Disobedience: The Sousa Mendes Story
Commemorating the 75th anniversary of Kristalnacht
Monday, November 4th, 6:30 PM
at Clifton Park - Halfmoon Library
Clifton Park Chabad presents the feature film Disobedience: The Sousa Mendes Story. This powerful film tells the true story of Aristides de Sousa Mendes — the Portuguese Consul in Bordeaux — who in 1940 defied the direct orders of his government and granted visas out of Occupied France to thousands of refugees. His courageous actions have been described by Historian Yehuda Bauer as "perhaps the largest rescue action by a single individual during the Holocaust."
Introduction by Harry Österreicher son and grandson of Sousa Mendes Visa Recipients and representative of the Sousa Mendes Foundation.
Reflections by Varda (Freudmann) LeMonds daughter and granddaughter of Sousa Mendes visa recipients.

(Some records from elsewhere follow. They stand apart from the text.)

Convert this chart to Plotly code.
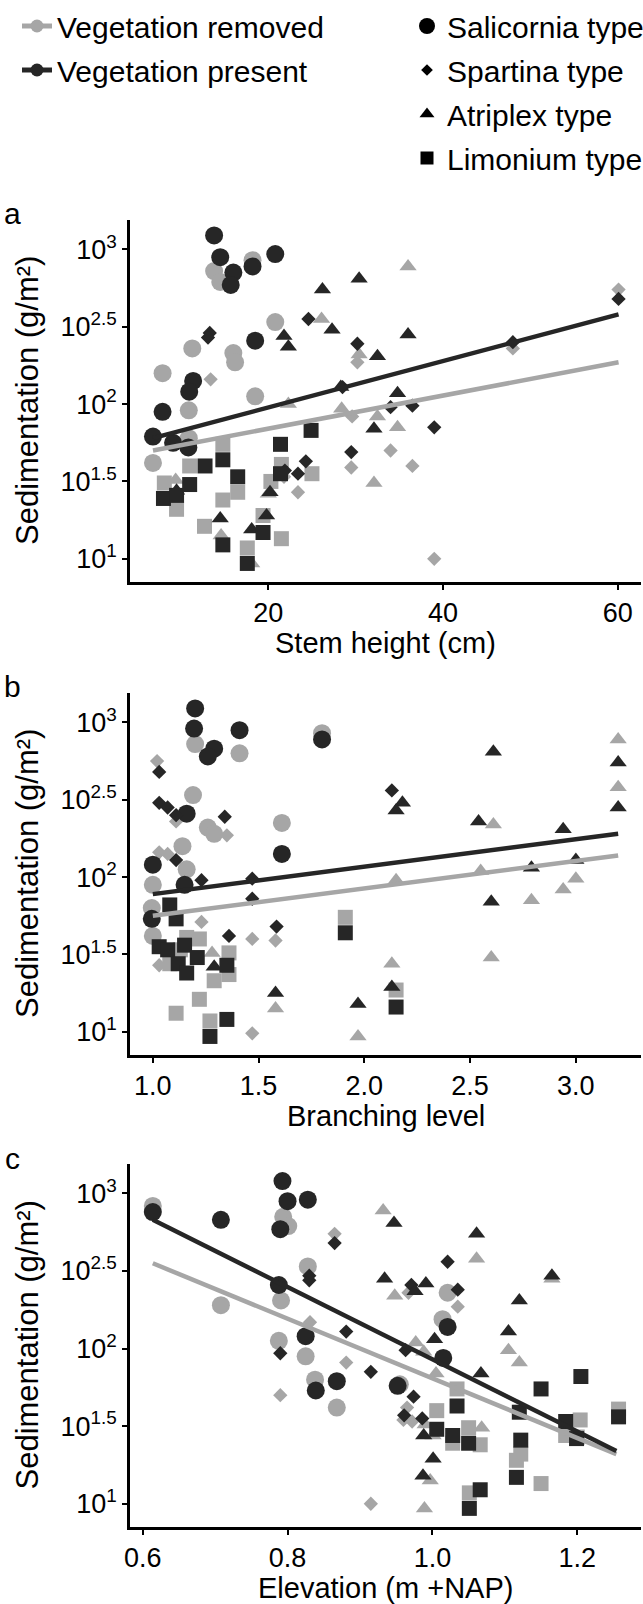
import plotly.graph_objects as go

# log10 sedimentation (g/m2) against each plant trait; pairs are (trait, log10 sed)
# panel a: stem height (cm)
a_removed_sal = [(18.2, 2.93), (13.8, 2.86), (14.5, 2.79), (20.8, 2.53), (11.3, 2.36), (16.0, 2.33),
                 (16.2, 2.27), (7.9, 2.20), (10.9, 1.96), (18.5, 2.05), (6.8, 1.62), (10.9, 1.78)]
a_removed_spa = [(13.4, 2.16), (23.4, 1.43), (21.8, 1.53), (29.5, 1.59), (29.6, 1.92), (30.2, 2.27),
                 (34.0, 1.70), (36.5, 1.60), (39.0, 1.00), (48.0, 2.36), (60.1, 2.74)]
a_removed_atr = [(26.1, 2.55), (22.3, 2.00), (28.4, 1.97), (9.4, 1.51), (14.6, 1.15), (18.1, 0.97),
                 (20.0, 1.42), (36.0, 2.89), (30.4, 2.32), (32.5, 1.92), (34.8, 1.85), (32.1, 1.49)]
a_removed_lim = [(8.1, 1.49), (11.0, 1.60), (9.5, 1.32), (14.8, 1.74), (14.8, 1.38), (16.5, 1.43),
                 (12.7, 1.21), (17.6, 1.07), (19.4, 1.28), (21.5, 1.61), (21.5, 1.13), (25.0, 1.55),
                 (20.3, 1.50)]
a_present_sal = [(13.8, 3.09), (14.5, 2.95), (16.0, 2.85), (15.7, 2.77), (18.2, 2.89), (20.8, 2.97),
                 (18.5, 2.41), (11.4, 2.15), (10.95, 2.08), (7.9, 1.95), (6.8, 1.79), (9.1, 1.75),
                 (10.85, 1.72)]
a_present_spa = [(13.3, 2.46), (13.1, 2.43), (24.6, 2.55), (21.9, 1.57), (24.3, 1.63), (23.4, 1.55),
                 (29.5, 1.69), (30.2, 2.39), (28.5, 2.11), (34.0, 1.98), (36.5, 1.99), (39.0, 1.85),
                 (48.0, 2.40), (60.1, 2.68)]
a_present_atr = [(26.2, 2.74), (27.3, 2.48), (21.8, 2.44), (22.3, 2.37), (30.4, 2.81), (28.3, 2.11),
                 (14.5, 1.26), (18.1, 1.19), (19.8, 1.28), (9.5, 1.44), (20.2, 1.43), (36.0, 2.45),
                 (32.5, 2.31), (34.8, 2.07), (32.1, 1.84)]
a_present_lim = [(8.0, 1.39), (9.5, 1.41), (11.0, 1.48), (12.76, 1.60), (14.8, 1.64), (16.5, 1.53),
                 (21.4, 1.74), (24.9, 1.83), (21.4, 1.55), (14.8, 1.09), (19.4, 1.17), (17.6, 0.97)]

# panel b: branching level
b_removed_sal = [(1.2, 2.86), (1.41, 2.80), (1.19, 2.53), (1.26, 2.32), (1.29, 2.28), (1.14, 2.20),
                 (1.16, 2.05), (1.0, 1.95), (0.995, 1.80), (1.0, 1.62), (1.61, 2.35), (1.80, 2.93)]
b_removed_spa = [(1.02, 2.75), (1.03, 2.16), (1.07, 2.15), (1.11, 2.36), (1.35, 2.27), (1.23, 1.71),
                 (1.47, 1.60), (1.58, 1.59), (1.03, 1.43), (1.47, 0.99)]
b_removed_atr = [(1.28, 1.51), (1.58, 1.15), (3.2, 2.89), (3.2, 2.58), (2.61, 2.34), (2.15, 1.98),
                 (2.55, 2.04), (3.0, 1.99), (2.94, 1.92), (2.79, 1.85), (2.60, 1.48), (2.13, 1.44),
                 (1.97, 0.97)]
b_removed_lim = [(1.16, 1.61), (1.22, 1.60), (1.13, 1.53), (1.08, 1.44), (1.29, 1.33), (1.36, 1.51),
                 (1.36, 1.37), (1.22, 1.21), (1.11, 1.12), (1.27, 1.07), (1.91, 1.74), (2.15, 1.27)]
b_present_sal = [(1.2, 3.09), (1.195, 2.96), (1.29, 2.83), (1.26, 2.78), (1.41, 2.95), (1.16, 2.41),
                 (1.0, 2.08), (1.15, 1.95), (0.995, 1.73), (1.61, 2.15), (1.80, 2.89)]
b_present_spa = [(1.03, 2.68), (1.03, 2.48), (1.07, 2.45), (1.11, 2.40), (1.34, 2.39), (1.11, 2.11),
                 (1.23, 1.98), (1.47, 1.99), (1.47, 1.86), (1.36, 1.62), (1.585, 1.68), (2.13, 2.56)]
b_present_atr = [(1.29, 1.42), (1.58, 1.25), (2.61, 2.81), (3.2, 2.74), (3.2, 2.45), (2.18, 2.48),
                 (2.15, 2.43), (2.54, 2.36), (2.94, 2.31), (2.79, 2.06), (3.0, 2.11), (2.60, 1.84),
                 (2.13, 1.29), (1.97, 1.18)]
b_present_lim = [(1.08, 1.82), (1.11, 1.73), (1.03, 1.55), (1.07, 1.53), (1.15, 1.56), (1.21, 1.48),
                 (1.12, 1.44), (1.16, 1.38), (1.35, 1.43), (1.35, 1.08), (1.27, 0.97), (1.91, 1.64),
                 (2.15, 1.16)]

# panel c: elevation (m +NAP)
c_removed_sal = [(0.614, 2.92), (0.794, 2.85), (0.801, 2.79), (0.828, 2.53), (0.791, 2.31), (0.708, 2.28),
                 (0.788, 2.05), (0.825, 1.95), (0.838, 1.80), (0.868, 1.62), (1.021, 2.36), (1.014, 2.19),
                 (0.955, 1.77)]
c_removed_spa = [(0.865, 2.74), (0.831, 2.17), (0.881, 1.91), (0.79, 1.70), (0.915, 1.00), (1.035, 2.27),
                 (0.967, 2.36), (0.965, 1.62), (0.972, 1.53), (0.96, 1.54)]
c_removed_atr = [(0.932, 2.89), (1.061, 2.58), (0.948, 2.34), (1.165, 2.45), (1.105, 1.99), (1.12, 1.91),
                 (0.977, 2.04), (0.988, 1.98), (1.005, 1.84), (1.068, 1.49), (0.99, 1.51), (1.001, 1.44),
                 (0.997, 1.15), (0.989, 0.97)]
c_removed_lim = [(1.034, 1.74), (1.006, 1.60), (1.028, 1.39), (1.05, 1.49), (1.066, 1.38), (1.122, 1.32),
                 (1.116, 1.28), (1.15, 1.13), (1.051, 1.07), (1.184, 1.44), (1.204, 1.54), (1.257, 1.61),
                 (1.2, 1.43)]
c_present_sal = [(0.614, 2.88), (0.708, 2.83), (0.793, 3.08), (0.8, 2.95), (0.828, 2.96), (0.79, 2.77),
                 (0.788, 2.41), (0.825, 2.08), (0.839, 1.73), (0.868, 1.79), (1.021, 2.14), (1.015, 1.94),
                 (0.952, 1.76)]
c_present_spa = [(0.865, 2.68), (0.83, 2.47), (0.83, 2.44), (0.881, 2.11), (0.79, 1.97), (0.915, 1.85),
                 (1.021, 2.56), (1.035, 2.38), (0.971, 2.41), (0.963, 1.99), (0.974, 1.69), (0.961, 1.57),
                 (0.986, 1.55)]
c_present_atr = [(0.947, 2.81), (1.061, 2.74), (0.934, 2.45), (0.976, 2.37), (0.991, 2.42), (1.165, 2.47),
                 (1.12, 2.31), (1.105, 2.11), (1.003, 2.06), (1.067, 1.84), (0.988, 1.44), (1.001, 1.29),
                 (0.987, 1.18)]
c_present_lim = [(1.205, 1.82), (1.15, 1.74), (1.034, 1.63), (1.006, 1.48), (1.028, 1.44), (1.05, 1.39),
                 (1.12, 1.59), (1.122, 1.41), (1.116, 1.17), (1.066, 1.09), (1.051, 0.97), (1.184, 1.53),
                 (1.199, 1.42), (1.257, 1.56)]

# fitted lines (ends)
a_fit_x = [6.8, 60.1]
a_fit_removed = [1.70, 2.27]
a_fit_present = [1.78, 2.58]
b_fit_x = [1.0, 3.2]
b_fit_removed = [1.75, 2.14]
b_fit_present = [1.89, 2.28]
c_fit_x = [0.614, 1.254]
c_fit_removed = [2.55, 1.32]
c_fit_present = [2.83, 1.34]

x_titles = ["Stem height (cm)", "Branching level", "Elevation (m +NAP)"]
panel_letters = ["a", "b", "c"]
y_tickvals = [1, 1.5, 2, 2.5, 3]
y_ticktext = ["10<sup>1</sup>", "10<sup>1.5</sup>", "10<sup>2</sup>", "10<sup>2.5</sup>", "10<sup>3</sup>"]

GREY = "#a6a6a6"
DARK = "#262626"
FONT = "Liberation Sans"
W, H = 643, 1604

symbols = {"sal": "circle", "spa": "diamond", "atr": "triangle-up", "lim": "square"}
sizes = {"sal": 18, "spa": 11, "atr": 15, "lim": 15}

panels = [
    dict(groups={("removed", "sal"): a_removed_sal, ("removed", "spa"): a_removed_spa,
                 ("removed", "atr"): a_removed_atr, ("removed", "lim"): a_removed_lim,
                 ("present", "sal"): a_present_sal, ("present", "spa"): a_present_spa,
                 ("present", "atr"): a_present_atr, ("present", "lim"): a_present_lim},
         fx=a_fit_x, fr=a_fit_removed, fp=a_fit_present,
         xr=[4.17, 62.67], tv=[20, 40, 60], tt=["20", "40", "60"], top=220, bot=582),
    dict(groups={("removed", "sal"): b_removed_sal, ("removed", "spa"): b_removed_spa,
                 ("removed", "atr"): b_removed_atr, ("removed", "lim"): b_removed_lim,
                 ("present", "sal"): b_present_sal, ("present", "spa"): b_present_spa,
                 ("present", "atr"): b_present_atr, ("present", "lim"): b_present_lim},
         fx=b_fit_x, fr=b_fit_removed, fp=b_fit_present,
         xr=[0.892, 3.308], tv=[1.0, 1.5, 2.0, 2.5, 3.0], tt=["1.0", "1.5", "2.0", "2.5", "3.0"],
         top=693, bot=1055),
    dict(groups={("removed", "sal"): c_removed_sal, ("removed", "spa"): c_removed_spa,
                 ("removed", "atr"): c_removed_atr, ("removed", "lim"): c_removed_lim,
                 ("present", "sal"): c_present_sal, ("present", "spa"): c_present_spa,
                 ("present", "atr"): c_present_atr, ("present", "lim"): c_present_lim},
         fx=c_fit_x, fr=c_fit_removed, fp=c_fit_present,
         xr=[0.5825, 1.288], tv=[0.6, 0.8, 1.0, 1.2], tt=["0.6", "0.8", "1.0", "1.2"],
         top=1164, bot=1527),
]

fig = go.Figure()
annotations = []
layout_axes = {}
x_left, x_right = 130, 641

for i, p in enumerate(panels):
    n = "" if i == 0 else str(i + 1)
    xa, ya = "x" + n, "y" + n
    for (veg, typ), pts in p["groups"].items():
        fig.add_trace(go.Scatter(
            x=[v[0] for v in pts], y=[v[1] for v in pts], xaxis=xa, yaxis=ya,
            mode="markers", showlegend=False, hoverinfo="skip",
            marker=dict(symbol=symbols[typ], size=sizes[typ],
                        color=GREY if veg == "removed" else DARK, line=dict(width=0))))
    fig.add_trace(go.Scatter(x=p["fx"], y=p["fr"], xaxis=xa, yaxis=ya, mode="lines",
                             line=dict(color=GREY, width=4.5), showlegend=False, hoverinfo="skip"))
    fig.add_trace(go.Scatter(x=p["fx"], y=p["fp"], xaxis=xa, yaxis=ya, mode="lines",
                             line=dict(color=DARK, width=4.5), showlegend=False, hoverinfo="skip"))

    ydom = [1 - p["bot"] / H, 1 - p["top"] / H]
    axis_common = dict(showline=True, linecolor="black", linewidth=2.5, ticks="outside",
                       ticklen=5, tickwidth=2, tickcolor="black", showgrid=False, zeroline=False,
                       automargin=False, tickfont=dict(family=FONT, size=27, color="black"))
    layout_axes["xaxis" + n] = dict(axis_common, domain=[x_left / W, x_right / W], anchor=ya,
                                    range=p["xr"], tickvals=p["tv"], ticktext=p["tt"])
    layout_axes["yaxis" + n] = dict(axis_common, domain=ydom, anchor=xa, range=[0.85, 3.19],
                                    tickvals=y_tickvals, ticktext=y_ticktext)

    annotations.append(dict(text=x_titles[i], x=(x_left + x_right) / 2 / W, y=1 - (p["bot"] + 61) / H,
                            xref="paper", yref="paper", showarrow=False, xanchor="center", yanchor="middle",
                            font=dict(family=FONT, size=29, color="black")))
    annotations.append(dict(text="Sedimentation (g/m²)", x=27 / W, y=1 - (p["top"] + p["bot"]) / 2 / H,
                            xref="paper", yref="paper", showarrow=False, textangle=-90,
                            xanchor="center", yanchor="middle",
                            font=dict(family=FONT, size=31, color="black")))
    annotations.append(dict(text=panel_letters[i], x=12 / W, y=1 - (p["top"] - 6) / H,
                            xref="paper", yref="paper", showarrow=False, xanchor="center",
                            yanchor="middle", font=dict(family=FONT, size=30, color="black")))

# legend entries
fig.add_trace(go.Scatter(x=[None], y=[None], mode="lines+markers", name="Vegetation removed",
                         line=dict(color=GREY, width=5), marker=dict(color=GREY, size=13),
                         legend="legend", legendgroup="r"))
fig.add_trace(go.Scatter(x=[None], y=[None], mode="lines+markers", name="Vegetation present",
                         line=dict(color=DARK, width=5), marker=dict(color=DARK, size=13),
                         legend="legend", legendgroup="p"))
type_names = {"sal": "Salicornia type", "spa": "Spartina type", "atr": "Atriplex type", "lim": "Limonium type"}
for typ, name in type_names.items():
    fig.add_trace(go.Scatter(x=[None], y=[None], mode="markers", name=name,
                             marker=dict(symbol=symbols[typ], color="black", size=sizes[typ] - 2),
                             legend="legend2", legendgroup=typ))

legend_font = dict(family=FONT, size=30, color="black")
fig.update_layout(
    width=W, height=H, margin=dict(l=0, r=0, t=0, b=0, autoexpand=False),
    plot_bgcolor="white", paper_bgcolor="white",
    annotations=annotations,
    legend=dict(x=17 / W, y=1.0, xanchor="left", yanchor="top", font=legend_font,
                tracegroupgap=2, itemwidth=30, bgcolor="rgba(0,0,0,0)"),
    legend2=dict(x=407 / W, y=1.0, xanchor="left", yanchor="top", font=legend_font,
                 tracegroupgap=2, itemwidth=30, bgcolor="rgba(0,0,0,0)"),
    **layout_axes,
)

# page margin off so the figure fills the window exactly
fig.write_html("out.html", config={"displayModeBar": False},
               post_script="document.body.style.margin='0';document.body.style.overflow='hidden';")
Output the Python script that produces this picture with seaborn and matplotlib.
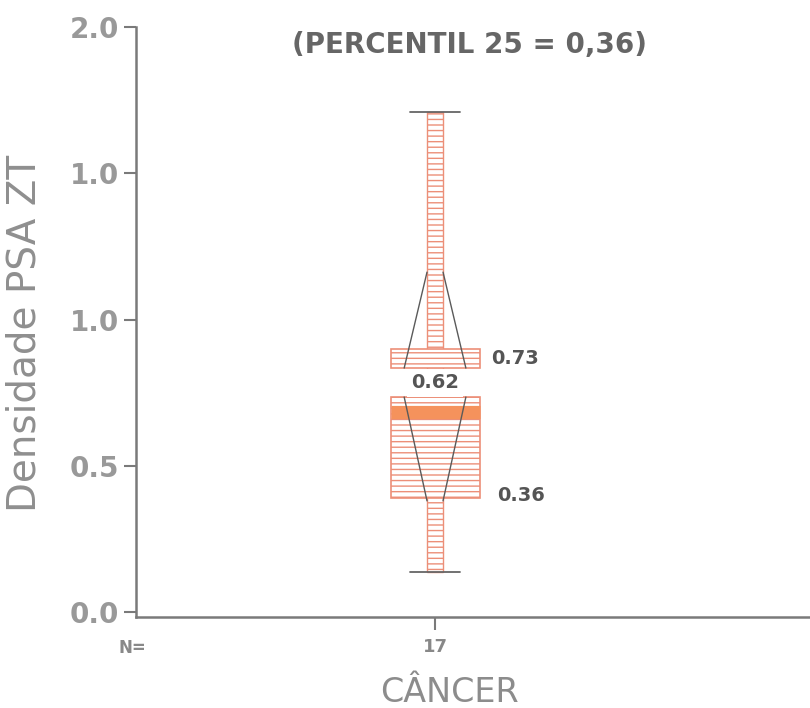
import numpy as np
import pandas as pd
import matplotlib
matplotlib.use("Agg")
import matplotlib.pyplot as plt
import seaborn as sns

# ---- data ----
group = "CÂNCER"
# 17 observations: min 0.137, Q1 0.39, median 0.685, Q3 0.735, max 1.709
values = [0.137, 0.21, 0.27, 0.33, 0.39, 0.47, 0.55, 0.63, 0.685,
          0.69, 0.70, 0.72, 0.735, 0.78, 0.87, 1.16, 1.709]
upper_band = [0.834, 0.899]          # small hatched block above the box
upper_notch = [0.834, 1.162]         # upper trapezoid (wide -> narrow)
lower_notch = [0.735, 0.38]          # lower trapezoid (wide -> narrow)
stat_labels = ["0.73", "0.62", "0.36"]
ytick_values = [0.0, 0.5, 1.0, 1.5, 2.0]
ytick_labels = ["0.0", "0.5", "1.0", "1.0", "2.0"]
title_text = "(PERCENTIL 25 = 0,36)"
ylabel_text = "Densidade PSA ZT"

df = pd.DataFrame({"grupo": [group] * len(values), "valor": values})

sns.set_style("ticks")
plt.rcParams["font.family"] = ["DejaVu Sans"]
plt.rcParams["hatch.linewidth"] = 1.0
salmon = "#ec8f78"
plt.rcParams["hatch.color"] = salmon
axis_grey = "#7a7a7a"

fig = plt.figure(figsize=(8.1, 7.08), dpi=100)
ax = fig.add_axes([136 / 810, (708 - 617) / 708, (810 - 136) / 810, (617 - 27) / 708])

box_w = 0.15
col_w = 0.027
sns.boxplot(data=df, x="grupo", y="valor", ax=ax, width=box_w, whis=(0, 100),
            color="white", saturation=1, linecolor=salmon, linewidth=1.2,
            capwidths=0.084,
            medianprops={"color": "#f5925c", "linewidth": 9.5, "solid_capstyle": "butt",
                         "zorder": 3},
            whiskerprops={"visible": False},
            capprops={"color": "#666666", "linewidth": 1.3})
for p in ax.patches:
    p.set_hatch("---")
    p.set_edgecolor(salmon)
    p.set_zorder(2)

vmin, vmax = min(values), max(values)
# narrow hatched whisker column
ax.bar(0, vmax - vmin, bottom=vmin, width=col_w, color="white", edgecolor=salmon,
       hatch="---", linewidth=1.0, zorder=1.5)
# upper block
ax.bar(0, upper_band[1] - upper_band[0], bottom=upper_band[0], width=box_w,
       color="white", edgecolor=salmon, hatch="---", linewidth=1.2, zorder=2.5)

# notch lines
wide, narrow = 0.052, col_w / 2
for lo, hi in ([upper_notch[0], upper_notch[1]], [lower_notch[0], lower_notch[1]]):
    for s in (-1, 1):
        ax.plot([s * wide, s * narrow], [lo, hi], color="#5a5a5a", lw=1.0, zorder=4)

# statistic labels
lab_kw = dict(fontsize=14, fontweight="bold", color="#555555", va="center", zorder=5)
ax.text(0.095, (upper_band[0] + upper_band[1]) / 2, stat_labels[0], ha="left", **lab_kw)
ax.text(0.0, 0.783, stat_labels[1], ha="center",
        bbox=dict(facecolor="white", edgecolor="none", pad=3), **lab_kw)
ax.text(0.105, 0.40, stat_labels[2], ha="left", **lab_kw)

# axes formatting
ax.set_xlim(-0.504, 0.632)
ax.set_ylim(-0.017, 2.0)
ax.set_yticks(ytick_values)
ax.set_yticklabels(ytick_labels)
ax.set_xticks([0])
ax.set_xticklabels([str(len(values))])
ax.tick_params(axis="y", labelsize=20, labelcolor="#999999", color=axis_grey,
               length=9, width=1.5, pad=3)
ax.tick_params(axis="x", labelsize=13, labelcolor="#888888", color=axis_grey,
               length=9, width=1.5, pad=6)
for lbl in ax.get_yticklabels() + ax.get_xticklabels():
    lbl.set_fontweight("bold")
for side in ("top", "right"):
    ax.spines[side].set_visible(False)
for side in ("left", "bottom"):
    ax.spines[side].set_color(axis_grey)
    ax.spines[side].set_linewidth(1.8)

ax.set_xlabel("CÂNCER", fontsize=24, color="#8c8c8c")
ax.xaxis.set_label_coords((450 - 136) / 674, -(693 - 617) / 590)
ax.xaxis.label.set_va("center")
ax.set_ylabel(ylabel_text, fontsize=28, color="#8f8f8f")
ax.yaxis.set_label_coords((25 - 136) / 674, (617 - 333) / 590)
ax.yaxis.label.set_va("center")

ax.text((470 - 136) / 674, (617 - 45) / 590, title_text, transform=ax.transAxes,
        ha="center", va="center", fontsize=20, fontweight="bold", color="#666666")
fig.text(118 / 810, 1 - 648 / 708, "N=", ha="left", va="center", fontsize=12,
         fontweight="bold", color="#888888")

fig.savefig("out.png", dpi=100)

495-0772 [email protected]
Felix Freudmann, at the time 22 years old, was among those saved. In June 1940, shortly before de Sousa-Mendes was recalled to Lisbon, Felix Freudmann and members of his family (parents and siblings) were among those who received life-saving de Sousa-Mendes visas, enabling them to continue to Portugal. They received the visas in the south of France after a harrowing escape by car from Antwerp, just ahead of Nazi forces advancing across Western Europe.
This story, however, has a happy ending. With their visas, the Freudmann family made its way across the French-Spanish border, through Spain and into Portugal. In Lisbon they boarded a ship to New York. Once on American soil, Felix Freudmann presented himself to the US army and volunteered to fight the Nazis. Fluent in eight languages, he was assigned to military counter-intelligence and eventually was posted back in Antwerp. His specific assignment there was to uncover Nazi collaboration among some Flemish people and to interrogate suspected Flemish collaborators in their own languages and dialects.
After the war, Felix Freudmann married Lillian Cohen in a rooftop ceremony in Tel Aviv in 1951. Over the next 11 years the couple had five children - David, Aviva, Varda, Dan and Gideon. In the early 1950s, Felix decided to change occupations from diamond dealer (the family business in Antwerp) to academic. Using the GI Bill of Rights, he obtained his PhD in French Literature of the 17th Century at Columbia University. He went on to have a distinguished career as a university professor and author, introducing generations of students to Racine, Moliere, and other greats of French literature of that era.
Felix Freudmann taught at New York University, Skidmore College, Bar Ilan University, Tel Aviv University, and the University of Connecticut. He published many books and articles, not only in his field of French literature but also commentaries on Jewish issues and American life.